### EXTRACTED DATA:

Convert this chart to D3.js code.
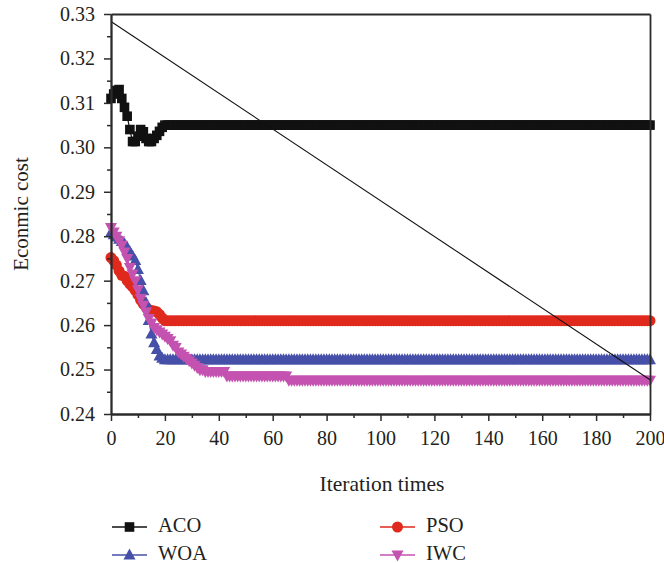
...
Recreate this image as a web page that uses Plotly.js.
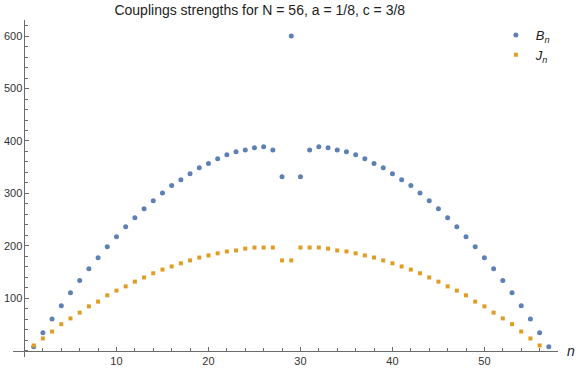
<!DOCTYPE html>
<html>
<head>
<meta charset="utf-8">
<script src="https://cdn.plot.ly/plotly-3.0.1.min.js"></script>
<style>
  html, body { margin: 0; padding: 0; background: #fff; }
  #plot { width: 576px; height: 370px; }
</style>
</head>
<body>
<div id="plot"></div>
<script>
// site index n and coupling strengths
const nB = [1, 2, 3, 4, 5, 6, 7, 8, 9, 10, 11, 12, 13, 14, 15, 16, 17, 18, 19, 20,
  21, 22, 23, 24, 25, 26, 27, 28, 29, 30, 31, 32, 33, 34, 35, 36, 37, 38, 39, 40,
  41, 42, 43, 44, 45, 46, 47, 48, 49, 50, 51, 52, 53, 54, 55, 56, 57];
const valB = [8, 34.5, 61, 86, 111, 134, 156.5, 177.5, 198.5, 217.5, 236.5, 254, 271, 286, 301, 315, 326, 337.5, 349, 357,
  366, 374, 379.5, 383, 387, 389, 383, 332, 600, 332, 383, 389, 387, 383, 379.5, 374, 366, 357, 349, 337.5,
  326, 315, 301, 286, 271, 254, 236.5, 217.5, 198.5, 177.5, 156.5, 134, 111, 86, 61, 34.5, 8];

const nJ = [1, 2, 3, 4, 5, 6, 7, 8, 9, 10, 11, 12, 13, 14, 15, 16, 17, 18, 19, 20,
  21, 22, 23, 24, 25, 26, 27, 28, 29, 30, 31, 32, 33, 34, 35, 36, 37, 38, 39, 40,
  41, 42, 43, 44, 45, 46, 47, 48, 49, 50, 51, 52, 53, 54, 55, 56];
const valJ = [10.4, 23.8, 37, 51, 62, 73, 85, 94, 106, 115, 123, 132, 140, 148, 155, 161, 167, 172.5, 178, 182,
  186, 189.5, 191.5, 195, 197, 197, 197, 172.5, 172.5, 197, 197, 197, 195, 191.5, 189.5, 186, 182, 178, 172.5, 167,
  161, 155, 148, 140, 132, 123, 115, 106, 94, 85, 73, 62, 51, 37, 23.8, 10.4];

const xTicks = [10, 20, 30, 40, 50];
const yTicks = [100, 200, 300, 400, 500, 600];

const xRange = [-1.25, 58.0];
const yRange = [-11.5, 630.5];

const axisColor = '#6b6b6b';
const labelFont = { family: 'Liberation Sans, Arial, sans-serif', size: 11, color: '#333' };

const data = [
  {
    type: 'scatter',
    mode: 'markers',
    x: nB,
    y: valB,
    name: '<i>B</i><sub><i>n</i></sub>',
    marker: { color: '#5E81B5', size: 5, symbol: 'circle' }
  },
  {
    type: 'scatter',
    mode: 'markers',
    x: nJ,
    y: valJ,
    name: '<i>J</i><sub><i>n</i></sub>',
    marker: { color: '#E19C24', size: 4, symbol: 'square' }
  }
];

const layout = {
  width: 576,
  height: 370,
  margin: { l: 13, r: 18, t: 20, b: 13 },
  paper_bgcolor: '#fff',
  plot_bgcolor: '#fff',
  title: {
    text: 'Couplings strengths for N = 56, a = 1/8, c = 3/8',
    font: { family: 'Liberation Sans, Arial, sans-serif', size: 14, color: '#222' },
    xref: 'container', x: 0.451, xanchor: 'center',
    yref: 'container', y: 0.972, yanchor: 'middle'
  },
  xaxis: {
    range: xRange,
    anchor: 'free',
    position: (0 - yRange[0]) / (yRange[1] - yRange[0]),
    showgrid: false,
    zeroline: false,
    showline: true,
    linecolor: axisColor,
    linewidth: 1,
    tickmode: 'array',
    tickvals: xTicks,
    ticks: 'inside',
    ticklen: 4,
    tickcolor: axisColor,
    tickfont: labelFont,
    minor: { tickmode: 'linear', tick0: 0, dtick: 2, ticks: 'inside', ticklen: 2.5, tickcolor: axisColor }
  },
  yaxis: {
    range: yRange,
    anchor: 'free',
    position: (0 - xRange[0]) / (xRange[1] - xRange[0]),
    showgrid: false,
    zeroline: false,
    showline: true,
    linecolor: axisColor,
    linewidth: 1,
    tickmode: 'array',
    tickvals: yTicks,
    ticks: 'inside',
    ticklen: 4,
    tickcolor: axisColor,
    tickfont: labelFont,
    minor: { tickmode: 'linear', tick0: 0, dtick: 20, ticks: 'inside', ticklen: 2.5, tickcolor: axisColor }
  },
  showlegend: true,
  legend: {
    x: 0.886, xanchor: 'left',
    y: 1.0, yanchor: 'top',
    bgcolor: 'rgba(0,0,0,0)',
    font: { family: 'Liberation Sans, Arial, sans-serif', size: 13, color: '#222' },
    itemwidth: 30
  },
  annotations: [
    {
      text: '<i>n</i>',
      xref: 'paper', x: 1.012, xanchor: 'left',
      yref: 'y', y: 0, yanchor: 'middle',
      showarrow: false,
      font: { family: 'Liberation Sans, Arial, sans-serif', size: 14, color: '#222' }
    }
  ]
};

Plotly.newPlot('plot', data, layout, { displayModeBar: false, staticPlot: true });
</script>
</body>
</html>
...
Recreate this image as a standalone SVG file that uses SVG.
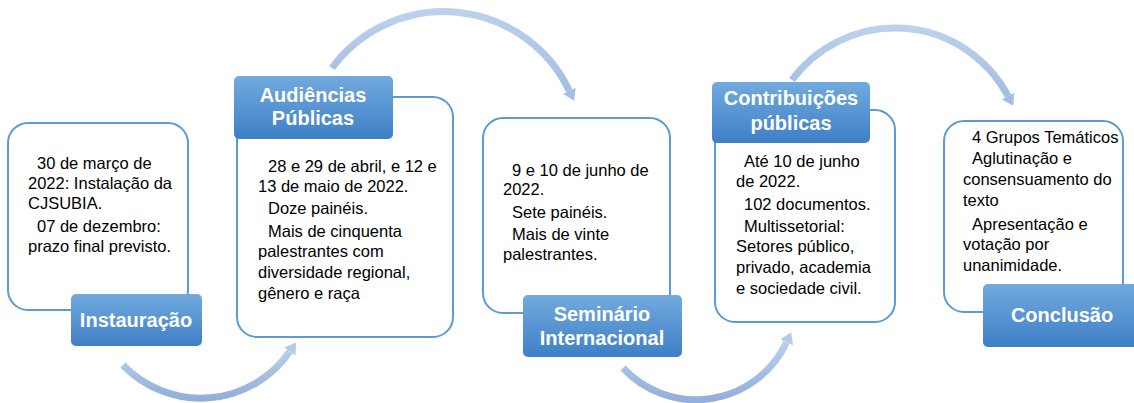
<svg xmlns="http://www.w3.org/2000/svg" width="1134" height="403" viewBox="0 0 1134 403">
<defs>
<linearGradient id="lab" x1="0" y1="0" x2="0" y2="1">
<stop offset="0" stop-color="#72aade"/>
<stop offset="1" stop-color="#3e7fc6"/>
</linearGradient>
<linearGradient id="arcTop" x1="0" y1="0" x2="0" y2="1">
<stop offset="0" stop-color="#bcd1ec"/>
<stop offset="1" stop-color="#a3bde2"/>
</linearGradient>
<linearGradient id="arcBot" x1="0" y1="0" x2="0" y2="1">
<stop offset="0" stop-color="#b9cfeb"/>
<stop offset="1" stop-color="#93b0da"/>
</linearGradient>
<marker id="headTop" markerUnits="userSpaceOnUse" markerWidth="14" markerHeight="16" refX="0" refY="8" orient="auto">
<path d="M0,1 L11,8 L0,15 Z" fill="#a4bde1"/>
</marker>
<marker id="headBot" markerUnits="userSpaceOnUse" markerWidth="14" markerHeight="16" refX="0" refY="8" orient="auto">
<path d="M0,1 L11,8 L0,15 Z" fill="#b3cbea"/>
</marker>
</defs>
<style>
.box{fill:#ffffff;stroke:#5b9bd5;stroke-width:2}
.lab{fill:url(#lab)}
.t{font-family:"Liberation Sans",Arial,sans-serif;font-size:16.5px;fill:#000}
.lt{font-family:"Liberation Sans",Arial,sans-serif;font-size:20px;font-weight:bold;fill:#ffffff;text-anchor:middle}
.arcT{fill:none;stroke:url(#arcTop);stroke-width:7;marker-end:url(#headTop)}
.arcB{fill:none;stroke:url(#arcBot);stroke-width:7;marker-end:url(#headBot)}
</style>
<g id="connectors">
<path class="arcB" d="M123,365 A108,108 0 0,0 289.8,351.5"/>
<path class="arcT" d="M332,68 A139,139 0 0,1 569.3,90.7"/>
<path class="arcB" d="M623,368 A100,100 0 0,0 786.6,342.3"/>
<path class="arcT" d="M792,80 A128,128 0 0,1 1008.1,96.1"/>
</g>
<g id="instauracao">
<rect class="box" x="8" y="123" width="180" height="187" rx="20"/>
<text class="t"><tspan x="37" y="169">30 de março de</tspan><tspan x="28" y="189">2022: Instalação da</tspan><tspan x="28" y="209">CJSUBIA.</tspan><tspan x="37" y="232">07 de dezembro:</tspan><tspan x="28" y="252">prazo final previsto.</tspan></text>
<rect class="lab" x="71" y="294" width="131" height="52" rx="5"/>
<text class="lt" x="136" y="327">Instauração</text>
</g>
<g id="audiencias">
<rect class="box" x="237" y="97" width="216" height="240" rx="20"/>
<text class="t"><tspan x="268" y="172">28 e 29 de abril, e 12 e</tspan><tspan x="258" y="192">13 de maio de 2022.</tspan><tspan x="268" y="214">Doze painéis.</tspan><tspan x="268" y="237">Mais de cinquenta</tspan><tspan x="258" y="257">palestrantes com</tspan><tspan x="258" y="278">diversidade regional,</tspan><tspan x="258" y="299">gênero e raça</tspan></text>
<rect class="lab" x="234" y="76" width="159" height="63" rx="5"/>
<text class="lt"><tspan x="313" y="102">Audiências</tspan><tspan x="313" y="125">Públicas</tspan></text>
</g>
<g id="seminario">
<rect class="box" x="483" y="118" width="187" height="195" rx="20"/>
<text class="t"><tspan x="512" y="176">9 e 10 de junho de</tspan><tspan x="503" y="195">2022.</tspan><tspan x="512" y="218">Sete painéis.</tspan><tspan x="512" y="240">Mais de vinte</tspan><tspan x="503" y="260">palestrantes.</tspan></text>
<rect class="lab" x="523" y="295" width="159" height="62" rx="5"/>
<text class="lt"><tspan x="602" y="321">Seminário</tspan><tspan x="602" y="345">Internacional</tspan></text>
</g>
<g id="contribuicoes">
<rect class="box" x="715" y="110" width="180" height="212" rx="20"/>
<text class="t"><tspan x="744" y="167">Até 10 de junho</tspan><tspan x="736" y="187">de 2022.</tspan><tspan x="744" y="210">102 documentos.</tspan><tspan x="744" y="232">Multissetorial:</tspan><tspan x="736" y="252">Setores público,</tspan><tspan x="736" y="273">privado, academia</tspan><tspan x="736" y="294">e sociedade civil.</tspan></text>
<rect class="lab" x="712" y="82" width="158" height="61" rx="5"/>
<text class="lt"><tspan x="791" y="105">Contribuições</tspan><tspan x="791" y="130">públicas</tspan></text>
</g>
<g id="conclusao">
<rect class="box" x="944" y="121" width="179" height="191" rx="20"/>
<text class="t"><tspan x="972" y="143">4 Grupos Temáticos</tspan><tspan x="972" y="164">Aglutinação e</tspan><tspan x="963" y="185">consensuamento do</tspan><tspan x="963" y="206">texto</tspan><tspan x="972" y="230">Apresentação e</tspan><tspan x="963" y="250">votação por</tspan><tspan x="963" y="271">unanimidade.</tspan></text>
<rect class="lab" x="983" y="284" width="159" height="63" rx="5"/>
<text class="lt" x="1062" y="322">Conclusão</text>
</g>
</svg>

### CHALLENGE:
Pull out only the lines from the one with "Recreate this image as a web" up to and including the one with "const yTicks = [100, 200, 300, 400, 500, 600];", and drop any pictures along the way.

### RESPONSE TO THIS TASK:
Recreate this image as a web page that uses Plotly.js.
<!DOCTYPE html>
<html>
<head>
<meta charset="utf-8">
<script src="https://cdn.plot.ly/plotly-3.0.1.min.js"></script>
<style>
  html, body { margin: 0; padding: 0; background: #fff; }
  #plot { width: 576px; height: 370px; }
</style>
</head>
<body>
<div id="plot"></div>
<script>
// site index n and coupling strengths
const nB = [1, 2, 3, 4, 5, 6, 7, 8, 9, 10, 11, 12, 13, 14, 15, 16, 17, 18, 19, 20,
  21, 22, 23, 24, 25, 26, 27, 28, 29, 30, 31, 32, 33, 34, 35, 36, 37, 38, 39, 40,
  41, 42, 43, 44, 45, 46, 47, 48, 49, 50, 51, 52, 53, 54, 55, 56, 57];
const valB = [8, 34.5, 61, 86, 111, 134, 156.5, 177.5, 198.5, 217.5, 236.5, 254, 271, 286, 301, 315, 326, 337.5, 349, 357,
  366, 374, 379.5, 383, 387, 389, 383, 332, 600, 332, 383, 389, 387, 383, 379.5, 374, 366, 357, 349, 337.5,
  326, 315, 301, 286, 271, 254, 236.5, 217.5, 198.5, 177.5, 156.5, 134, 111, 86, 61, 34.5, 8];

const nJ = [1, 2, 3, 4, 5, 6, 7, 8, 9, 10, 11, 12, 13, 14, 15, 16, 17, 18, 19, 20,
  21, 22, 23, 24, 25, 26, 27, 28, 29, 30, 31, 32, 33, 34, 35, 36, 37, 38, 39, 40,
  41, 42, 43, 44, 45, 46, 47, 48, 49, 50, 51, 52, 53, 54, 55, 56];
const valJ = [10.4, 23.8, 37, 51, 62, 73, 85, 94, 106, 115, 123, 132, 140, 148, 155, 161, 167, 172.5, 178, 182,
  186, 189.5, 191.5, 195, 197, 197, 197, 172.5, 172.5, 197, 197, 197, 195, 191.5, 189.5, 186, 182, 178, 172.5, 167,
  161, 155, 148, 140, 132, 123, 115, 106, 94, 85, 73, 62, 51, 37, 23.8, 10.4];

const xTicks = [10, 20, 30, 40, 50];
const yTicks = [100, 200, 300, 400, 500, 600];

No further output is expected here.